• _Problem statement_
Take every line from the listing below that contains "matplotlib".

• _Provided data_
########################################

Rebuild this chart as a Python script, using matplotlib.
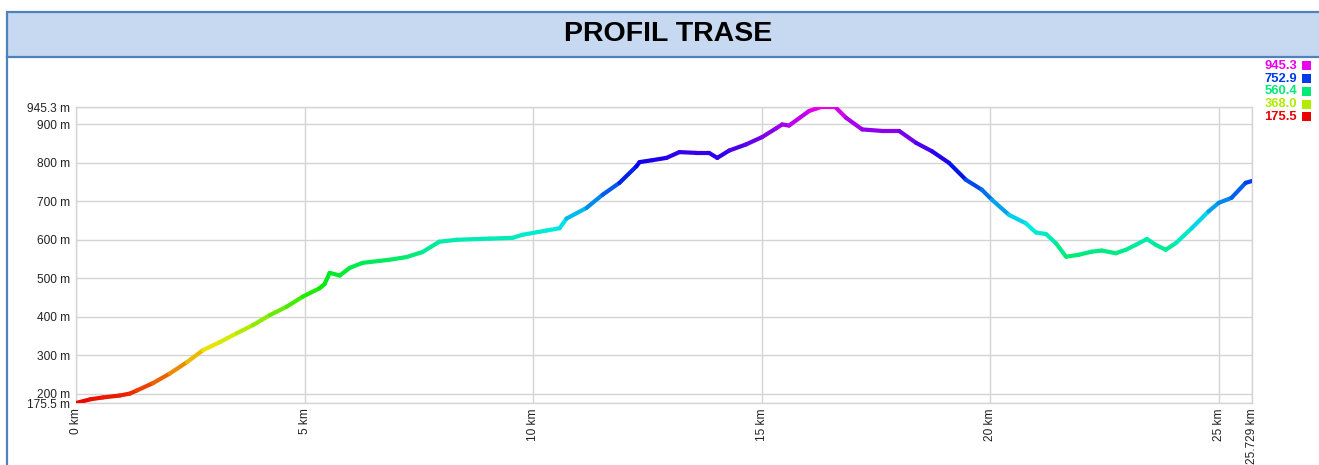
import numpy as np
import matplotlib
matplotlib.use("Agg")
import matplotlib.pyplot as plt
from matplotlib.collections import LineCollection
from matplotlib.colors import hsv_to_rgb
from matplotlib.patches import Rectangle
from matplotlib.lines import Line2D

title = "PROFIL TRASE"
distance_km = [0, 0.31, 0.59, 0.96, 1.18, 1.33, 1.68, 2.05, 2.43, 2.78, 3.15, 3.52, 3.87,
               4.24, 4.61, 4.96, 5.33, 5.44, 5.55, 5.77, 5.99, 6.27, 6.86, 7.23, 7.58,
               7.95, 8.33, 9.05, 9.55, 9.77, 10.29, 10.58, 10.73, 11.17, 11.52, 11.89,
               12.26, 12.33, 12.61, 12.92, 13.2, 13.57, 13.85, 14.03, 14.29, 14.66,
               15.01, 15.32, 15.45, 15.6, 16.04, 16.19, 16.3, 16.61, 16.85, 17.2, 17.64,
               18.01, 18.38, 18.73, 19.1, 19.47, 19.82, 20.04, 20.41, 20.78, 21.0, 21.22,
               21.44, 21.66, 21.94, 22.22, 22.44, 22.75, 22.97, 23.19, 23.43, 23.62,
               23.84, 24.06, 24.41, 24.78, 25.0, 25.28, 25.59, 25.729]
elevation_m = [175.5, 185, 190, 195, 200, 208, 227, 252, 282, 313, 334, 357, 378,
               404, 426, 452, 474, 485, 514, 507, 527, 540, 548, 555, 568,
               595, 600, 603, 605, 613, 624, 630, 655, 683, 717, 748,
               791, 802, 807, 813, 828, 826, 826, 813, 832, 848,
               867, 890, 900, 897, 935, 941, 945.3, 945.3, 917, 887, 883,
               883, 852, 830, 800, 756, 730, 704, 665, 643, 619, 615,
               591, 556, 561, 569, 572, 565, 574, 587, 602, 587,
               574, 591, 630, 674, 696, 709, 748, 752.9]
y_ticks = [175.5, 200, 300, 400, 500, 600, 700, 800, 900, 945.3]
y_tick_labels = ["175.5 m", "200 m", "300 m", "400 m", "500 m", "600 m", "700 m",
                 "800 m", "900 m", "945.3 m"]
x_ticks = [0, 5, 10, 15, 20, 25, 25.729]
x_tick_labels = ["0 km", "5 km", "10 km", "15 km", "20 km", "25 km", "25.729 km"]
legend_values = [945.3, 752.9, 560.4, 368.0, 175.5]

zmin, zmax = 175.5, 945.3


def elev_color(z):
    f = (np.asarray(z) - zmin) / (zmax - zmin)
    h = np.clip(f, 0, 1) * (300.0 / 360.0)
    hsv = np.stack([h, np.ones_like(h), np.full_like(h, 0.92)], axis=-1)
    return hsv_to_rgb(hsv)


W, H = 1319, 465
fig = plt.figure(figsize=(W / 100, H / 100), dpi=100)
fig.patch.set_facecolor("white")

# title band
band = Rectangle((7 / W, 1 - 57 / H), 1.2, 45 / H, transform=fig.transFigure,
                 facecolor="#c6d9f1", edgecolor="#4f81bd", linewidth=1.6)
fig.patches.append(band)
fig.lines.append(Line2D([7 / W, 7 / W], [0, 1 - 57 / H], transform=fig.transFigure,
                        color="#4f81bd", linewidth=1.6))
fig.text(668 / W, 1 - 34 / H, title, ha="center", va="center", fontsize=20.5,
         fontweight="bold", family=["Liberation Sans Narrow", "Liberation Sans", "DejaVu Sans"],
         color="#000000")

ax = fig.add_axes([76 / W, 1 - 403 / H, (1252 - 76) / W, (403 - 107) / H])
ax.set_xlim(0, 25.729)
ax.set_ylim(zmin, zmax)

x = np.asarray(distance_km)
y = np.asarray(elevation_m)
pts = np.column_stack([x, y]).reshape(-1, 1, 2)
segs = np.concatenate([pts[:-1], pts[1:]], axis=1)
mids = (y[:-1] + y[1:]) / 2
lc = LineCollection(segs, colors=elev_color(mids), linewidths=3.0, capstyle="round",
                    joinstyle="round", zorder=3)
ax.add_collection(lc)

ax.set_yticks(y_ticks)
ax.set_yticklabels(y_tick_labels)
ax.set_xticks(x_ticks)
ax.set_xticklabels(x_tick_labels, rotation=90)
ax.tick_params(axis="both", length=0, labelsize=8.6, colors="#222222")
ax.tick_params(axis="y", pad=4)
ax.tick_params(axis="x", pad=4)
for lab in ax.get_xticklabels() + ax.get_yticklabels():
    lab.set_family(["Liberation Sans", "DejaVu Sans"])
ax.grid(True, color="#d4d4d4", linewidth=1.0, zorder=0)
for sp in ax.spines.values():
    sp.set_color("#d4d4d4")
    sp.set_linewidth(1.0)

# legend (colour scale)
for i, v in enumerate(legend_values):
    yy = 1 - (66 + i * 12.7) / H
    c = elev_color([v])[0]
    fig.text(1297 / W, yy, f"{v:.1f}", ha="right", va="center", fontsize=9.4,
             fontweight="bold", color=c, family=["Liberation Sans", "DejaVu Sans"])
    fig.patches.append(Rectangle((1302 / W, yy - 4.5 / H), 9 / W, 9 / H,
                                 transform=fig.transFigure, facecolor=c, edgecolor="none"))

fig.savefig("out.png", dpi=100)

########################################

• _Written response_
Rebuild this chart as a Python script, using matplotlib.
import matplotlib
matplotlib.use("Agg")
import matplotlib.pyplot as plt
from matplotlib.collections import LineCollection
from matplotlib.colors import hsv_to_rgb
from matplotlib.patches import Rectangle
from matplotlib.lines import Line2D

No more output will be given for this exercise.